Numa tarde ensolarada na praia de Ipanema, na orla do bairro histórico do Rio de Janeiro, as pessoas tentavam familiarizar-se com a nova realidade na qual as alterações climáticas se tornaram uma força tão grande que podem até ditar como o país acerta o seu relógio.

Ernnan Bita, 36 anos, veria com bons olhos o regresso do horário de Verão. Passou os últimos cinco anos a sentir falta daquele bocadinho extra de luz do sol ao fim do dia, a “sensação de que se podia fazer qualquer coisa” quando o trabalho estava a terminar. “Infelizmente não voltou este ano, mas espero que volte no ano que vem”.

Ao seu lado, Bruna Mendonça, 37 anos, abanava a cabeça. “Graças a Deus que não voltou”, disse ama, sem tirar os olhos da criança a seu cuidado. “Tenho de sair para o trabalho às 5 da manhã. Imagine sair e esperar na paragem de autocarro sem luz? O Brasil é perigoso”.

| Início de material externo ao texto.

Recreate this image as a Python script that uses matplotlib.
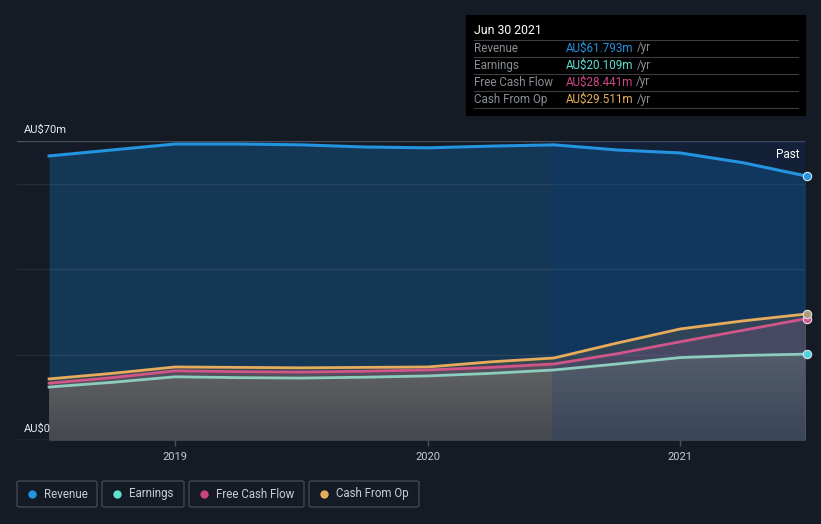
import matplotlib.pyplot as plt
from matplotlib.patches import Rectangle, FancyBboxPatch
from matplotlib.lines import Line2D
from matplotlib.colors import LinearSegmentedColormap
import numpy as np

plt.rcParams['font.family'] = ['Roboto', 'DejaVu Sans']

# quarterly dates (decimal years) and trailing-twelve-month values, AU$m
dates = [2018.5, 2018.75, 2019.0, 2019.25, 2019.5, 2019.75, 2020.0,
         2020.25, 2020.5, 2020.75, 2021.0, 2021.25, 2021.5]
revenue = [66.5, 67.9, 69.3, 69.3, 69.1, 68.6, 68.4, 68.8, 69.1, 67.9, 67.2, 64.9, 61.793]
earnings = [12.4, 13.5, 14.8, 14.6, 14.5, 14.7, 15.0, 15.6, 16.4, 17.8, 19.3, 19.8, 20.109]
fcf = [13.3, 14.6, 16.2, 16.0, 15.9, 16.1, 16.4, 17.0, 17.8, 20.2, 23.0, 25.7, 28.441]
cfo = [14.3, 15.6, 17.1, 17.0, 16.9, 17.0, 17.1, 18.3, 19.2, 22.7, 26.0, 27.9, 29.511]

years = [2019, 2020, 2021]
year_labels = ['2019', '2020', '2021']

bg = '#151b25'
c_rev = '#2394df'
c_earn = '#8ccdbd'
c_fcf = '#d0568a'
c_cfo = '#e6ac5c'

fig = plt.figure(figsize=(8.21, 5.24), dpi=100, facecolor=bg)
ax = fig.add_axes([17 / 821, 84 / 524, 788 / 821, 299 / 524])
ax.set_facecolor(bg)
x0, x1 = 2018.373, 2021.494

# area fills
ax.fill_between(dates, revenue, 0, color='#1565a8', alpha=0.38, lw=0, zorder=1)
ax.fill_between(dates, cfo, 0, color='#3e4b4e', alpha=0.9, lw=0, zorder=1.1)
ax.fill_between(dates, fcf, 0, color='#5b4e5f', alpha=0.9, lw=0, zorder=1.2)
earn_fill = ax.fill_between(dates, earnings, 0, color='#5d6068', alpha=0.0, lw=0, zorder=1.3)

# grey vertical gradient below earnings
grey = LinearSegmentedColormap.from_list('g', ['#45484f', '#686868'])
grad = np.linspace(0, 1, 256).reshape(-1, 1)
im = ax.imshow(grad, cmap=grey, origin='lower', aspect='auto',
               extent=[dates[0], dates[-1], 0, max(earnings) + 1], zorder=1.35)
im.set_clip_path(earn_fill.get_paths()[0], transform=ax.transData)
ax.set_xlim(x0, x1)
ax.set_ylim(0, 70)

# highlighted last-year region
ax.axvspan(2020.49, 2021.6, color='#0a3a80', alpha=0.2, lw=0, zorder=1.6)

# grid lines
for v in [20, 40, 60]:
    ax.axhline(v, color='#ffffff', alpha=0.07, lw=1, zorder=1.5)
ax.axhline(70, color='#4a505a', lw=1, zorder=1.5)
ax.axhline(0, color='#4a505a', lw=1, zorder=1.5)

# lines
ax.plot(dates, cfo, color=c_cfo, lw=2, zorder=3)
ax.plot(dates, fcf, color=c_fcf, lw=2, zorder=3)
ax.plot(dates, earnings, color=c_earn, lw=2, zorder=3)
ax.plot(dates, revenue, color=c_rev, lw=2.2, zorder=3)

# end markers
for s, c in [(revenue, c_rev), (earnings, '#4fd2e0'), (fcf, c_fcf), (cfo, '#b09a7a')]:
    ax.plot(dates[-1], s[-1], 'o', ms=6, mfc=c, mec='#dde6ee', mew=0.8, zorder=4, clip_on=False)

for s in ax.spines.values():
    s.set_visible(False)
ax.set_yticks([])
ax.set_xticks(years)
ax.set_xticklabels(year_labels)
ax.tick_params(axis='x', colors='#4a505a', labelcolor='#c8ccd2', length=4, width=1,
               labelsize=8, pad=5)

ax.text(0.009, 71.5, 'AU$70m', color='#e8eaee', fontsize=8, va='bottom', ha='left',
        transform=ax.get_yaxis_transform(), clip_on=False)
ax.text(0.009, 1.5, 'AU$0', color='#e8eaee', fontsize=8, va='bottom', ha='left',
        transform=ax.get_yaxis_transform(), clip_on=False)
ax.text(0.993, 0.955, 'Past', color='#ffffff', fontsize=8.5, ha='right', va='center',
        transform=ax.transAxes)

# tooltip box
def fx(px):
    return px / 821

def fy(py):
    return 1 - py / 524

fig.patches.append(Rectangle((fx(466), fy(116)), fx(340), 101 / 524, transform=fig.transFigure,
                             facecolor='#000000', edgecolor='none', zorder=5))
fig.text(fx(474), fy(31), 'Jun 30 2021', color='#ffffff', fontsize=8.8, va='center', zorder=6)
rows = [('Revenue', 'AU$61.793m', '#2394df'),
        ('Earnings', 'AU$20.109m', '#5fe0d0'),
        ('Free Cash Flow', 'AU$28.441m', '#d0468a'),
        ('Cash From Op', 'AU$29.511m', '#e8ad5a')]
renderer = fig.canvas.get_renderer()
for i, (name, val, c) in enumerate(rows):
    y = 48 + 17 * i
    fig.text(fx(474), fy(y), name, color='#8a8f96', fontsize=8.4, va='center', zorder=6)
    t = fig.text(fx(566), fy(y), val, color=c, fontsize=8.4, va='center', zorder=6)
    bb = t.get_window_extent(renderer)
    fig.text(fx(bb.x1 + 3), fy(y), '/yr', color='#8a8f96', fontsize=8.4, va='center', zorder=6)
for i in range(5):
    y = 40 + 17 * i
    fig.lines.append(Line2D([fx(474), fx(798)], [fy(y), fy(y)], transform=fig.transFigure,
                            color='#3a3d42', lw=0.8, zorder=6))

# legend boxes
legend_items = [('Revenue', '#2394df', 17, 97),
                ('Earnings', '#5fe0d0', 102, 184),
                ('Free Cash Flow', '#c9457f', 189, 304),
                ('Cash From Op', '#e8ad5a', 309, 419)]
for name, c, lx0, lx1 in legend_items:
    fig.patches.append(FancyBboxPatch((fx(lx0), fy(507)), fx(lx1 - lx0), 26 / 524,
                                      boxstyle='round,pad=0,rounding_size=0.003',
                                      transform=fig.transFigure, facecolor='none',
                                      edgecolor='#41464f', lw=1))
    fig.lines.append(Line2D([fx(lx0 + 15)], [fy(494)], marker='o', ms=6, color=c,
                            mec='none', transform=fig.transFigure))
    fig.text(fx(lx0 + 27), fy(494), name, color='#c8ccd2', fontsize=8.3, va='center')

fig.savefig('out.png', dpi=100, facecolor=bg)
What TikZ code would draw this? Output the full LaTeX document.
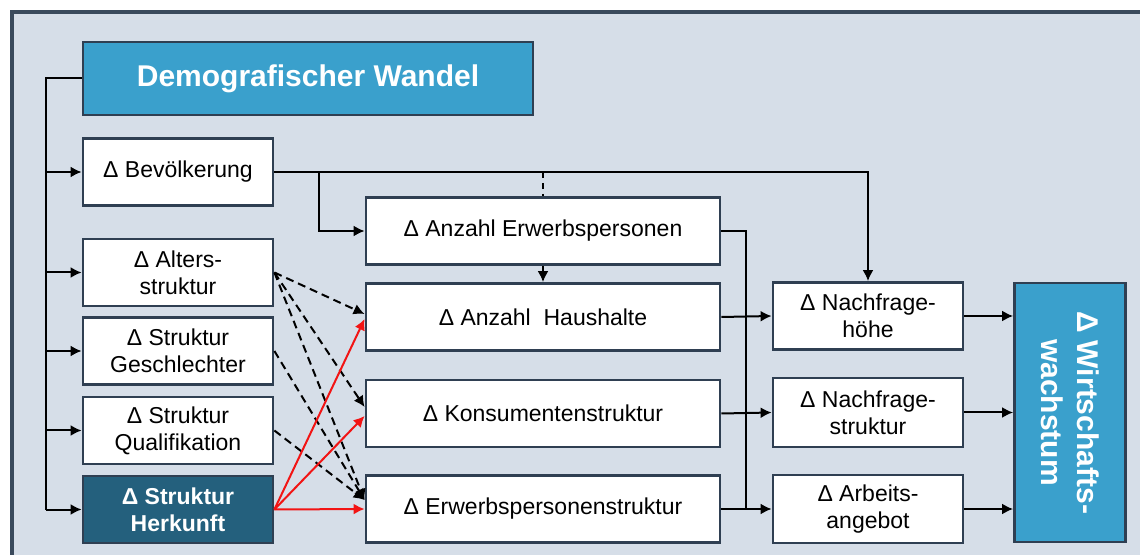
\documentclass[tikz,border=0pt]{standalone}
\usepackage{fontspec}
\setmainfont{Liberation Sans}
\usepackage{tikz}
\usetikzlibrary{arrows.meta}

\definecolor{bgblue}{HTML}{D6DEE8}
\definecolor{framegray}{HTML}{3A4A5C}
\definecolor{boxline}{HTML}{2F3F52}
\definecolor{headblue}{HTML}{3AA0CC}
\definecolor{darkteal}{HTML}{24607D}
\definecolor{arrowred}{HTML}{F21414}

\begin{document}
\begin{tikzpicture}[x=0.5pt,y=-0.5pt,>={Latex[length=5.5pt,width=5.5pt]},
        box/.style={draw=boxline,line width=1.4pt,fill=white,minimum width=95pt,
            minimum height=33.5pt,align=center,inner sep=1pt,
            font=\fontsize{11.5}{13.5}\selectfont},
        wide/.style={box,minimum width=177pt},
        head/.style={box,fill=headblue,text=white,font=\bfseries\fontsize{15}{18}\selectfont},
        link/.style={line width=1pt},
        influence/.style={line width=1pt,dash pattern=on 4pt off 2.5pt},
        redlink/.style={line width=1pt,arrowred}]
        \useasboundingbox (0,0) rectangle (1140,555);
        \clip (0,0) rectangle (1140,555);
        \draw[framegray,line width=1.6pt,fill=bgblue] (12,12) rectangle (1170,590);

        % Ursache
        \node[head,minimum width=225pt,minimum height=36.5pt] (demo) at (308,78.5) {Demografischer Wandel};
        \node[box] (bev) at (178,172) {Δ Bevölkerung};
        \node[box] (alter) at (178,272.5) {Δ Alters-\\struktur};
        \node[box] (geschl) at (178,351) {Δ Struktur\\Geschlechter};
        \node[box] (quali) at (178,430.5) {Δ Struktur\\Qualifikation};
        \node[box,fill=darkteal,text=white,font=\bfseries\fontsize{11.5}{13.5}\selectfont] (herk) at (178,509.5) {Δ Struktur\\Herkunft};

        % Mitte
        \node[wide] (erwp) at (543,231) {Δ Anzahl Erwerbspersonen};
        \node[wide] (haush) at (543,317) {Δ Anzahl~~Haushalte};
        \node[wide] (konsum) at (543,413.5) {Δ Konsumentenstruktur};
        \node[wide] (erwstr) at (543,509) {Δ Erwerbspersonenstruktur};

        % Wirkung
        \node[box] (nfhoehe) at (868,316) {Δ Nachfrage-\\höhe};
        \node[box,minimum height=34.5pt] (nfstr) at (868,412.5) {Δ Nachfrage-\\struktur};
        \node[box,minimum height=34pt] (arbeit) at (868,509) {Δ Arbeits-\\angebot};
        \node[head,rotate=-90,minimum width=129.5pt,minimum height=55.5pt] (wachs) at (1070,412.5) {Δ Wirtschafts-\\wachstum};

        \coordinate (trunk) at (46,78.5);
        \coordinate (bevsplit) at (319,172);
        \coordinate (junc) at (746,509);

        \draw[link] (demo.west) -- (trunk) -- (trunk |- herk.west);
        \foreach \n in {bev,alter,geschl,quali,herk}
            \draw[link,->] (trunk |- \n.west) -- (\n.west);

        \draw[link,->] (bev.east) -| (nfhoehe.north);
        \draw[link,->] (bevsplit) |- (erwp.west);
        \draw[line width=1pt,dash pattern=on 3pt off 2.5pt] (erwp.north |- bev.east) -- (erwp.north);
        \draw[link,->] (erwp.south) -- (haush.north);
        \draw[link] (erwp.east) -| (junc);

        \draw[influence,->] (alter.east) -- ([yshift=1.5pt]haush.west);
        \draw[influence,->] (alter.east) -- ([yshift=3.25pt]konsum.west);
        \draw[influence,->] (alter.east) -- ([yshift=4.5pt]erwstr.west);
        \draw[influence,->] (geschl.east) -- ([yshift=4.5pt]erwstr.west);
        \draw[influence,->] (quali.east) -- ([yshift=4.5pt]erwstr.west);

        \draw[redlink,->] (herk.east) -- ([yshift=-1pt]haush.west);
        \draw[redlink,->] (herk.east) -- ([yshift=-1.25pt]konsum.west);
        \draw[redlink,->] (herk.east) -- (erwstr.west);

        \draw[link,->] (haush.east) -- (nfhoehe.west);
        \draw[link,->] (konsum.east) -- (nfstr.west);
        \draw[link,->] (erwstr.east) -- (arbeit.west);
        \draw[link,->] (nfhoehe.east) -- (nfhoehe.east -| wachs.south);
        \draw[link,->] (nfstr.east) -- (nfstr.east -| wachs.south);
        \draw[link,->] (arbeit.east) -- (arbeit.east -| wachs.south);
    \end{tikzpicture}
\end{document}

Claudinho Oliveira, um DJ de 50 anos que vende discos de vinil, foi mais circunspecto. Para si, a questão do horário de Verão é maior do que qualquer pessoa - trata-se do futuro do planeta. É preciso conservar toda a energia, se possível, e não lhe parece que seja assim tão difícil mudar o relógio duas vezes por ano. “Tudo o que pudermos fazer para ajudar o planeta é um grande feito”, disse.